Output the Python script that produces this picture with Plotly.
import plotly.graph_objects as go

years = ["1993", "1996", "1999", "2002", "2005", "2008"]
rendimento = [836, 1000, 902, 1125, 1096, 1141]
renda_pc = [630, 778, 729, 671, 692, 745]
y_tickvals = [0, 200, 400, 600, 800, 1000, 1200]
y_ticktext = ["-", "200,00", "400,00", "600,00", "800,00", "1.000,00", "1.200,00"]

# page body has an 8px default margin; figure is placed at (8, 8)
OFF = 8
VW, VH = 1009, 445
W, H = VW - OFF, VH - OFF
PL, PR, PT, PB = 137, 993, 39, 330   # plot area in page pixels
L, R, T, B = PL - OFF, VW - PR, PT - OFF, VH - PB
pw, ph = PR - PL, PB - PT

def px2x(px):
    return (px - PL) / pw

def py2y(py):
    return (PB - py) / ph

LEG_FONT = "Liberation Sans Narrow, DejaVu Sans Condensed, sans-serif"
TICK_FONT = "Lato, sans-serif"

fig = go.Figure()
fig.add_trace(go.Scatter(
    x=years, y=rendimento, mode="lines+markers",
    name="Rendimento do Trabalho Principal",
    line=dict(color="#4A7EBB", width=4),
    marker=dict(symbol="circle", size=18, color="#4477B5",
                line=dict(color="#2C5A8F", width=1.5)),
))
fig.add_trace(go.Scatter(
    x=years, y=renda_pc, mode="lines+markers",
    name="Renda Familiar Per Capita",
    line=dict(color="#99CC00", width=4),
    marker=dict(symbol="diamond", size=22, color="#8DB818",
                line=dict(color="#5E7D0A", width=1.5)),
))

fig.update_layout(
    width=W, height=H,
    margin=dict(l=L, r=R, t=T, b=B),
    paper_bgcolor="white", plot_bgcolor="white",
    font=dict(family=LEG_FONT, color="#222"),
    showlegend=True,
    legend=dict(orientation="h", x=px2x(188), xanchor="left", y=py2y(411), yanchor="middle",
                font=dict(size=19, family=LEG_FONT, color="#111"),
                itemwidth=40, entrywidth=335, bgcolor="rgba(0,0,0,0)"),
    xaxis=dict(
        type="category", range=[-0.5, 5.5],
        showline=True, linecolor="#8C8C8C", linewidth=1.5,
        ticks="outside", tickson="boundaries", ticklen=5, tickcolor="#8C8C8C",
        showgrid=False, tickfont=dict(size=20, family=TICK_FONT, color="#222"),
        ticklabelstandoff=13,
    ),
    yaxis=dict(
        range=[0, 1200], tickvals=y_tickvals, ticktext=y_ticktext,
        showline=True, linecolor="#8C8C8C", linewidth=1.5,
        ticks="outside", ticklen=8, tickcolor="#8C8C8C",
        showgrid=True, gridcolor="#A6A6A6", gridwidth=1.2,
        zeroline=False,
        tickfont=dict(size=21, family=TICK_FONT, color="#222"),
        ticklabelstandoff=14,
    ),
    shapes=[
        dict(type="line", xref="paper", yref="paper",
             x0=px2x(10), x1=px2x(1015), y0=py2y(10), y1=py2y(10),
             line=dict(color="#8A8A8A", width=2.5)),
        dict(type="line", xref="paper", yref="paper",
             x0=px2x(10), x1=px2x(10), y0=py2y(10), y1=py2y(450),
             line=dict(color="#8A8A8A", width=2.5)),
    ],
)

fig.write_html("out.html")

● ● ● ●

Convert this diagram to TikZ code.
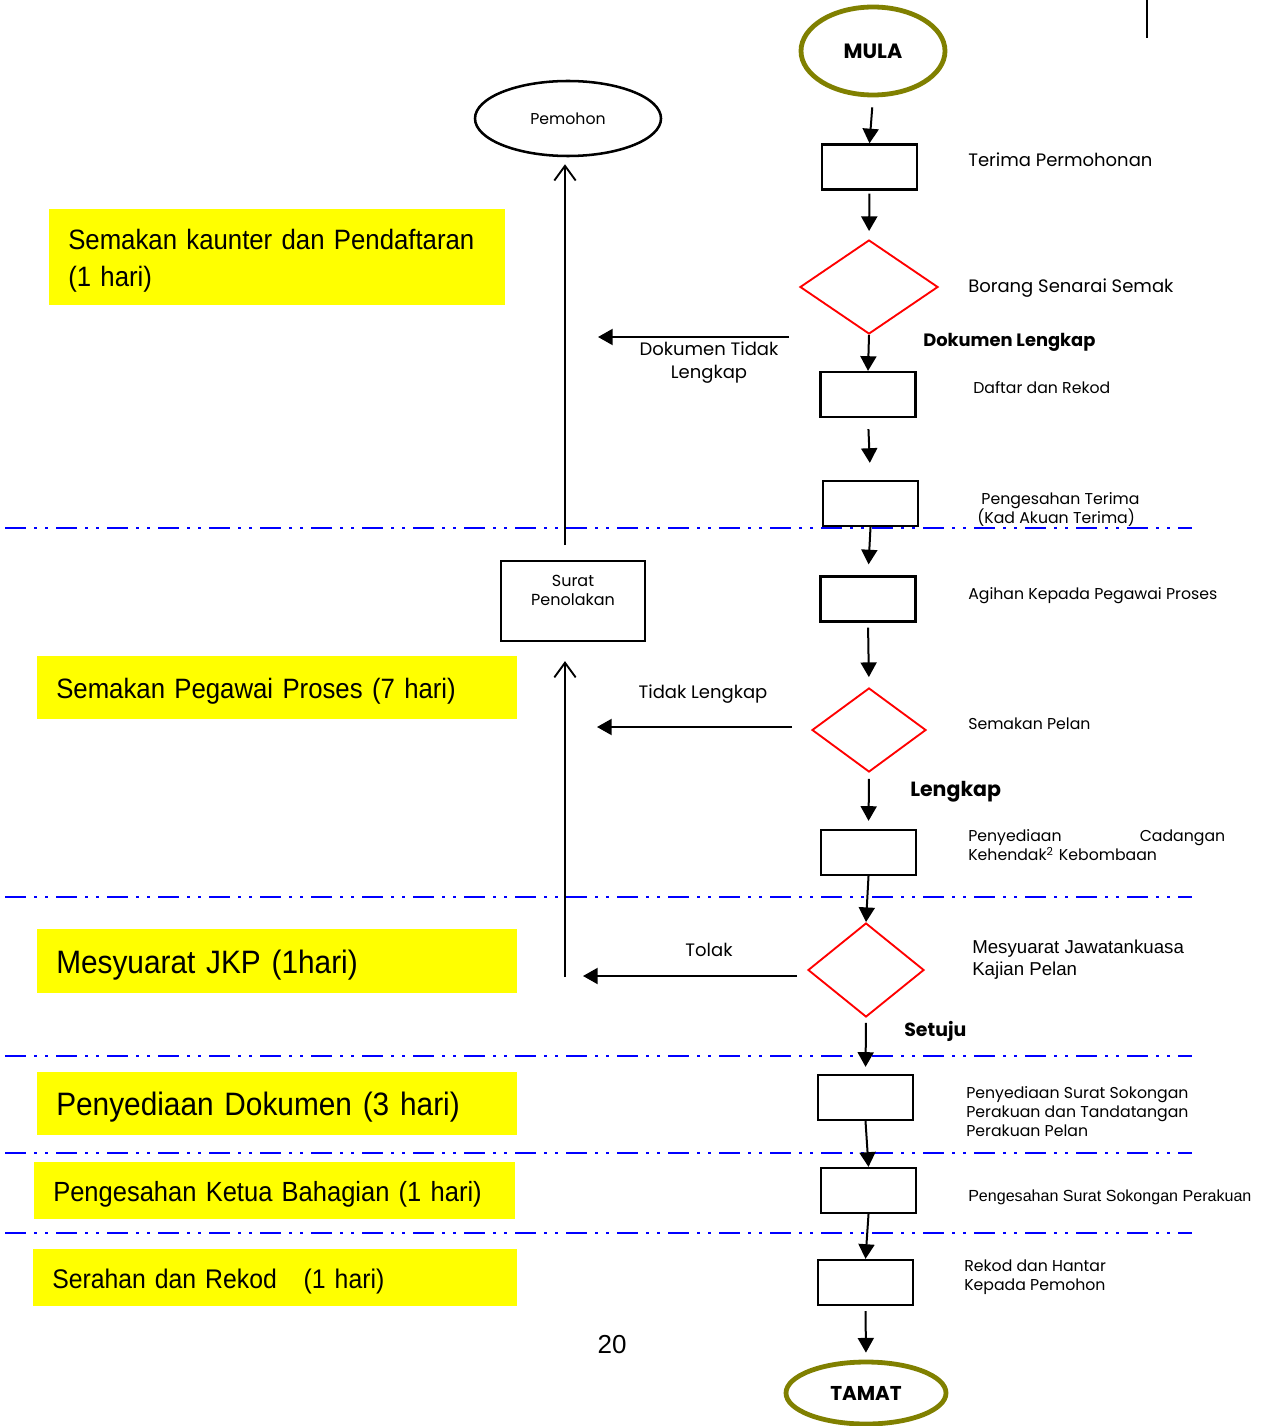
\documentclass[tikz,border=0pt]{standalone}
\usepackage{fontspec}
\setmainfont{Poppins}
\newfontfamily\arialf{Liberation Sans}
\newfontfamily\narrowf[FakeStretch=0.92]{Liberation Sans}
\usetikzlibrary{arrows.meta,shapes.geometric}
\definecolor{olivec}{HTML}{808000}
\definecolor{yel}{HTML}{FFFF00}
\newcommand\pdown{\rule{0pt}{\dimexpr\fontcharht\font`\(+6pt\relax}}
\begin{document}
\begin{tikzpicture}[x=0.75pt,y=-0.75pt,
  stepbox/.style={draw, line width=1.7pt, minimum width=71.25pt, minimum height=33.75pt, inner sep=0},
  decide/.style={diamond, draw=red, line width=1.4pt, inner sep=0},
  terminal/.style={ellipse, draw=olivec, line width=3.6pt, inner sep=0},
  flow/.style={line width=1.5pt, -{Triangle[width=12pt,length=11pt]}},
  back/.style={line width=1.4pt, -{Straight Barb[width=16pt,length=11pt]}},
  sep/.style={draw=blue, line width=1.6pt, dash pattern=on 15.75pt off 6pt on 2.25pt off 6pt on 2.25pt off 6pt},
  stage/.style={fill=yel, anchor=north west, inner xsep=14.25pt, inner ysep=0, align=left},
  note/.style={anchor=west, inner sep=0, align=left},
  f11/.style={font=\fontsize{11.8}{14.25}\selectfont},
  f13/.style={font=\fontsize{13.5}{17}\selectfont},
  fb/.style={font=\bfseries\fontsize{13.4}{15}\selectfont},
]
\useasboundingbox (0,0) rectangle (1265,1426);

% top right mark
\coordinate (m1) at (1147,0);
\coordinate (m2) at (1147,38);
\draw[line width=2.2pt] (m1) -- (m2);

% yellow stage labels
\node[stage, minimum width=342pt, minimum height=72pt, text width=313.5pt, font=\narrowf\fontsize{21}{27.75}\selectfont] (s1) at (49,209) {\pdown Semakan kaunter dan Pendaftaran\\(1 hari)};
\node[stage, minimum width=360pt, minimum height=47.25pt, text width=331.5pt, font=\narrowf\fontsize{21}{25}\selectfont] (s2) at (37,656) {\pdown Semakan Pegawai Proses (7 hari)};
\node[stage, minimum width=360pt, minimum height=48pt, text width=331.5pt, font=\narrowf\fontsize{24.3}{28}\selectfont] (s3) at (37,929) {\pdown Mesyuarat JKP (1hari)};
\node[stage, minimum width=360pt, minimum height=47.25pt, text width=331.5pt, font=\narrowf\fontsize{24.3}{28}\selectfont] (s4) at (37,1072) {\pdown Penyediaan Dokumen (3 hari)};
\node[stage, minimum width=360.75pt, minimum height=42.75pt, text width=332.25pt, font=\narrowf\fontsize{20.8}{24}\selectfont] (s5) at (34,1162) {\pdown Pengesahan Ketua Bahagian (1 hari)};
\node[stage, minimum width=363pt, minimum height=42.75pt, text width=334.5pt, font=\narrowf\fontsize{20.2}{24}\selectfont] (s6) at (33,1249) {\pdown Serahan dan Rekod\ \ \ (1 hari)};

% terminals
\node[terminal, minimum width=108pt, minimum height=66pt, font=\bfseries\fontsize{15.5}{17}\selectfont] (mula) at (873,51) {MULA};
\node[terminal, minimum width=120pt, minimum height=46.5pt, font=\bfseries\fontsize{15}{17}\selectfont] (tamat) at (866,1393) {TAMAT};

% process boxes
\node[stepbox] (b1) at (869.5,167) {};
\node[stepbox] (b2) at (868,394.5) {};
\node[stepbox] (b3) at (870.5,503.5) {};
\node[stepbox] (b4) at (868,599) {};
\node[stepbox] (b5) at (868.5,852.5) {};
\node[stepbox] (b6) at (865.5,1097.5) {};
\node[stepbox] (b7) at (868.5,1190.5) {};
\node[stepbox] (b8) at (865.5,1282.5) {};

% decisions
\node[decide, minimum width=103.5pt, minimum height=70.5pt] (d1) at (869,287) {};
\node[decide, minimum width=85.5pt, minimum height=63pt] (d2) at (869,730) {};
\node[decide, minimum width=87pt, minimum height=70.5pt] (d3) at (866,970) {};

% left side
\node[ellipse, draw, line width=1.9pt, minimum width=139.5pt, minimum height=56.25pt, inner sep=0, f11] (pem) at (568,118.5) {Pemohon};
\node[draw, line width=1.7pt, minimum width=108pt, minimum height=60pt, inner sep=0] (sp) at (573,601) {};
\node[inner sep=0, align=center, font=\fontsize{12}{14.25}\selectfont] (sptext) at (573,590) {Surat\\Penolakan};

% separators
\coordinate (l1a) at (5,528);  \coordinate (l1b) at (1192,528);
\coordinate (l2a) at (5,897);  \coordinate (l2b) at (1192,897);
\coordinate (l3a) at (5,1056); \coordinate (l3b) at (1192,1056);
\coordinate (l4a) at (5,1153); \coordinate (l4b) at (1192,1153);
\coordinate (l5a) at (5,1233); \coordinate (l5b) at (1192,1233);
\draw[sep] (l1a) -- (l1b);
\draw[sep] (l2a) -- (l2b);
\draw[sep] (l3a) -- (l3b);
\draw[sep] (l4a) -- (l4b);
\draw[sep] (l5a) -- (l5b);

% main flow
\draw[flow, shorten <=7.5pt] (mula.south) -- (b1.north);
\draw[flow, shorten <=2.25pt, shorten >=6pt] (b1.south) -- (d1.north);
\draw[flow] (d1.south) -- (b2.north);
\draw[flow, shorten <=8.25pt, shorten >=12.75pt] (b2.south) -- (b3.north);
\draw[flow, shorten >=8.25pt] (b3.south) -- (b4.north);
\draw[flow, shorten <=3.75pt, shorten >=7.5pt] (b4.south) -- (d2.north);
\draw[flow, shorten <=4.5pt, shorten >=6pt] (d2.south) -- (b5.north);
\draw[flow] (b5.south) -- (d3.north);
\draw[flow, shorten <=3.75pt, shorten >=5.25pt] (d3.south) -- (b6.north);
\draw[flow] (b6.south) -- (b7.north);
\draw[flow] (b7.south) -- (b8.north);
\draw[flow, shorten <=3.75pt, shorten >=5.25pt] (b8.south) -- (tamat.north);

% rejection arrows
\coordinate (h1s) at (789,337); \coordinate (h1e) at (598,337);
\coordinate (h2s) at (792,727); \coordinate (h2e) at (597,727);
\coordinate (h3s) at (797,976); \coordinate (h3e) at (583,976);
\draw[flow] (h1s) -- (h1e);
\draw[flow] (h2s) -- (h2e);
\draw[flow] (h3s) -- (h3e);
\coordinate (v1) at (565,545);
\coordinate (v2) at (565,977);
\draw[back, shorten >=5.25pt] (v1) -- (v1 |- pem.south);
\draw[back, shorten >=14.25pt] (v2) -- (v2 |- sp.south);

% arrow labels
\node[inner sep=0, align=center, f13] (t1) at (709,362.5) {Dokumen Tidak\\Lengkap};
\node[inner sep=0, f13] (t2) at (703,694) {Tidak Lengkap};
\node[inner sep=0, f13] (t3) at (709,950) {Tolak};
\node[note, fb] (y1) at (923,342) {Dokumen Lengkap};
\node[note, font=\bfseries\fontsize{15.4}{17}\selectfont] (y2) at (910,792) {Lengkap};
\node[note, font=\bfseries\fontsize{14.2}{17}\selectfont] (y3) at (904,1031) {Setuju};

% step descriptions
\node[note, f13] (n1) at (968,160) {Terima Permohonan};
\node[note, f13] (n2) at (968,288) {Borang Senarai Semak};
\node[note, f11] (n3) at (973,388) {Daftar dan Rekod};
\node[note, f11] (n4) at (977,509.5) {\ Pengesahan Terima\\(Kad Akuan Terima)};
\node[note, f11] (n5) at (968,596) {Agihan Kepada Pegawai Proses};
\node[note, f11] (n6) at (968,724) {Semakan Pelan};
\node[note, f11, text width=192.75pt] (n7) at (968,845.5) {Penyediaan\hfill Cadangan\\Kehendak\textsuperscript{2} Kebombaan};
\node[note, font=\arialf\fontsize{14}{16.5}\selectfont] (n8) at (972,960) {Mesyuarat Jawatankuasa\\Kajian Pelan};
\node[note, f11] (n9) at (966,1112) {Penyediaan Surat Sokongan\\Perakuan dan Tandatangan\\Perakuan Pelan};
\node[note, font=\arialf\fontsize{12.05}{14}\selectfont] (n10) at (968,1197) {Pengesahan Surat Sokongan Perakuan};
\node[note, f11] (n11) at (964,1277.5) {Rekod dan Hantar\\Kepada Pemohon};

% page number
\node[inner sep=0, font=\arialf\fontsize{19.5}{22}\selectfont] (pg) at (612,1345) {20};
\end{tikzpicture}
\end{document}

● ● ● ●

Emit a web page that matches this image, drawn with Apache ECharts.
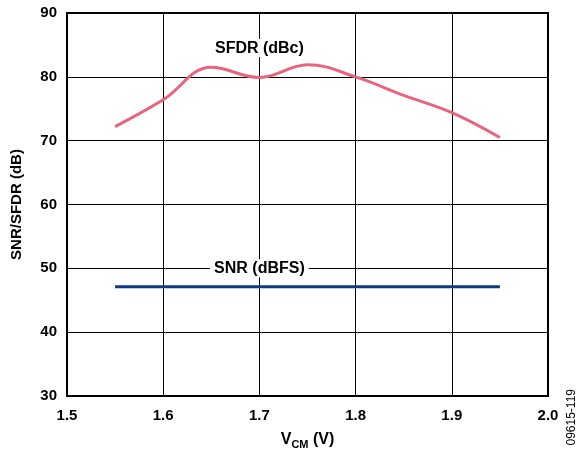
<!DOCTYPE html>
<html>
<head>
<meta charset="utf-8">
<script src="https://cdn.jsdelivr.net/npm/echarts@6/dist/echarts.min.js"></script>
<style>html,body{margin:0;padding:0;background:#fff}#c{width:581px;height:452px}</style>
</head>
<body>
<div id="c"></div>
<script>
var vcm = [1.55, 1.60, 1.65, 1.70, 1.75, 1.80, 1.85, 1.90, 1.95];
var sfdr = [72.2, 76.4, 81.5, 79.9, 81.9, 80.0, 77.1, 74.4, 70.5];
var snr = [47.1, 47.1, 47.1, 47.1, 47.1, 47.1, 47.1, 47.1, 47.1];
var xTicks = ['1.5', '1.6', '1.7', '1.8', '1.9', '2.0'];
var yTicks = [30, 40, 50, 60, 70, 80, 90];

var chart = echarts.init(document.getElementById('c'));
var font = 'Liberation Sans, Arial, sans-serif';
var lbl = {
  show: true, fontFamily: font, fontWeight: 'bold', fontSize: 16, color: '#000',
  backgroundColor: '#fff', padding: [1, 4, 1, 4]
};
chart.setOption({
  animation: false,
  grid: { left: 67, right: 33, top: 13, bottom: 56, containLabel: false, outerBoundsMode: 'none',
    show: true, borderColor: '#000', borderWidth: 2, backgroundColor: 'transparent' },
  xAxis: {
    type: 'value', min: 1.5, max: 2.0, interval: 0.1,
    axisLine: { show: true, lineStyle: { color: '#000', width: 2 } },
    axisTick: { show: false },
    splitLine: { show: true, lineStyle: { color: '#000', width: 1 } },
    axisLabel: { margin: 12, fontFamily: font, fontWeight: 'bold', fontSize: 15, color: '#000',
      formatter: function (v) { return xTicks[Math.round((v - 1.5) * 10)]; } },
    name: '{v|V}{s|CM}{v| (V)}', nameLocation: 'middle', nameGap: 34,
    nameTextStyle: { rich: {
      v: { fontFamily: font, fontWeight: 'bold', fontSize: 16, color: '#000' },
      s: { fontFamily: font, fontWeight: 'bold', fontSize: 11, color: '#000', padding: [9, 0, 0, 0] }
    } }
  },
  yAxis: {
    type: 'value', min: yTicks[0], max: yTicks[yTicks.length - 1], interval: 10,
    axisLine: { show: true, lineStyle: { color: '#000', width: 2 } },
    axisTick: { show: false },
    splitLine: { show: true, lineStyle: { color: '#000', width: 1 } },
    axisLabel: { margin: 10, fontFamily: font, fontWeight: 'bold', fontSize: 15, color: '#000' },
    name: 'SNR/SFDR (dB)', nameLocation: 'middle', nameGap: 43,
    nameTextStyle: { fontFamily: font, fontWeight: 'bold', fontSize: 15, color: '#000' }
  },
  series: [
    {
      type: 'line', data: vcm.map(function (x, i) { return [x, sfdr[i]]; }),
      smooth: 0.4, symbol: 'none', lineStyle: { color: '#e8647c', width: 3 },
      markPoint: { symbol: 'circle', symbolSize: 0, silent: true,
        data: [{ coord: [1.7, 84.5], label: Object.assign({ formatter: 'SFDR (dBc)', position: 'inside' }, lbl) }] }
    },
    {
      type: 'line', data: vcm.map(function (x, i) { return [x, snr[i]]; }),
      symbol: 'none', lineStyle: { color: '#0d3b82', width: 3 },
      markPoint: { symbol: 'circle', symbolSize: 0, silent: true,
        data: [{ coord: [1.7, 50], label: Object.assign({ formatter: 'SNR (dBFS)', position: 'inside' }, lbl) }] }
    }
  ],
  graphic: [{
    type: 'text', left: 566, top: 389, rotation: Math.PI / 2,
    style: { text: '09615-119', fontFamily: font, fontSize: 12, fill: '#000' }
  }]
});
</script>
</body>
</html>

● ● ● ●

Objective -
Copy, exactly as they stand, the lines from the one that holds "Emit a web page" to the one that holds "var yTicks = [30, 40, 50, 60, 70, 80, 90];", both included, and drop every picture.

Output for this exercise -
Emit a web page that matches this image, drawn with Apache ECharts.
<!DOCTYPE html>
<html>
<head>
<meta charset="utf-8">
<script src="https://cdn.jsdelivr.net/npm/echarts@6/dist/echarts.min.js"></script>
<style>html,body{margin:0;padding:0;background:#fff}#c{width:581px;height:452px}</style>
</head>
<body>
<div id="c"></div>
<script>
var vcm = [1.55, 1.60, 1.65, 1.70, 1.75, 1.80, 1.85, 1.90, 1.95];
var sfdr = [72.2, 76.4, 81.5, 79.9, 81.9, 80.0, 77.1, 74.4, 70.5];
var snr = [47.1, 47.1, 47.1, 47.1, 47.1, 47.1, 47.1, 47.1, 47.1];
var xTicks = ['1.5', '1.6', '1.7', '1.8', '1.9', '2.0'];
var yTicks = [30, 40, 50, 60, 70, 80, 90];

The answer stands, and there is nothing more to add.